**WHAT YOU NEED TO DO:**
Skip the pictures. Set down, word for word, the lines from the start of the material up to and including the line with "(topics) [box, minimum".

**DATA BLOCK:**
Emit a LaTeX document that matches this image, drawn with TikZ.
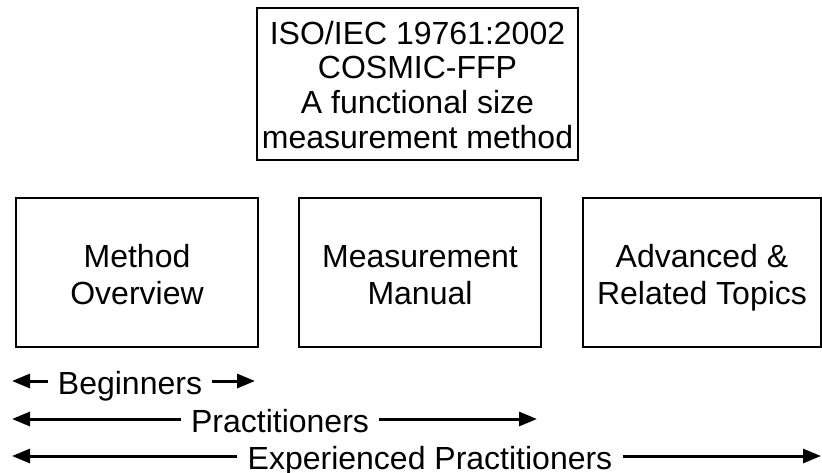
\documentclass[tikz,border=0pt]{standalone}
\usepackage{fontspec}
\setmainfont{Liberation Sans}
\usetikzlibrary{arrows.meta}
\begin{document}
\begin{tikzpicture}[x=0.5pt, y=-0.5pt,
            box/.style={draw, rectangle, line width=1pt, align=center, inner sep=0pt, font=\fontsize{16}{18.5}\selectfont, minimum height=74.5pt, text height=35pt, text depth=3.5pt},
            audience/.style={inner xsep=5pt, inner ysep=0pt, text height=13pt, text depth=0pt, font=\fontsize{16}{18.5}\selectfont},
            arrow/.style={-{Triangle[length=9pt, width=7pt]}, line width=1.5pt}
        ]
            \useasboundingbox (0,0) rectangle (822,472);

% Standard on top
            \node (iso) [box, font=\fontsize{16}{17.3}\selectfont, minimum width=160.5pt, minimum height=76pt, text height=67.5pt] at (417.5,84) {ISO/IEC 19761:2002 \\ COSMIC-FFP \\ A functional size \\ measurement method};

% The three documents
            \node (overview) [box, minimum width=121pt] at (137,272.5) {Method \\ Overview};
            \node (manual) [box, minimum width=121pt] at (420,272.5) {Measurement \\ Manual};
            \node (topics) [box, minimum width=119pt] at (702,272.5) {Advanced \& \\ Related Topics};

% Readers and the span of documents they use
            \node (beginners) [audience] at (130,381) {Beginners};
            \node (practitioners) [audience] at (280,419) {Practitioners};
            \node (experienced) [audience] at (430,456) {Experienced Practitioners};

            \coordinate (begL) at (12,381);
            \coordinate (begR) at (255,381);
            \coordinate (pracL) at (12,419);
            \coordinate (pracR) at (537,419);
            \coordinate (expL) at (12,456);
            \coordinate (expR) at (821,456);

            \draw [arrow] (beginners.west) -- (begL);
            \draw [arrow] (beginners.east) -- (begR);
            \draw [arrow] (practitioners.west) -- (pracL);
            \draw [arrow] (practitioners.east) -- (pracR);
            \draw [arrow] (experienced.west) -- (expL);
            \draw [arrow] (experienced.east) -- (expR);

        \end{tikzpicture}
\end{document}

**EXERCISE OUTPUT:**
Emit a LaTeX document that matches this image, drawn with TikZ.
\documentclass[tikz,border=0pt]{standalone}
\usepackage{fontspec}
\setmainfont{Liberation Sans}
\usetikzlibrary{arrows.meta}
\begin{document}
\begin{tikzpicture}[x=0.5pt, y=-0.5pt,
            box/.style={draw, rectangle, line width=1pt, align=center, inner sep=0pt, font=\fontsize{16}{18.5}\selectfont, minimum height=74.5pt, text height=35pt, text depth=3.5pt},
            audience/.style={inner xsep=5pt, inner ysep=0pt, text height=13pt, text depth=0pt, font=\fontsize{16}{18.5}\selectfont},
            arrow/.style={-{Triangle[length=9pt, width=7pt]}, line width=1.5pt}
        ]
            \useasboundingbox (0,0) rectangle (822,472);

% Standard on top
            \node (iso) [box, font=\fontsize{16}{17.3}\selectfont, minimum width=160.5pt, minimum height=76pt, text height=67.5pt] at (417.5,84) {ISO/IEC 19761:2002 \\ COSMIC-FFP \\ A functional size \\ measurement method};

% The three documents
            \node (overview) [box, minimum width=121pt] at (137,272.5) {Method \\ Overview};
            \node (manual) [box, minimum width=121pt] at (420,272.5) {Measurement \\ Manual};
            \node (topics) [box, minimum width=119pt] at (702,272.5) {Advanced \& \\ Related Topics};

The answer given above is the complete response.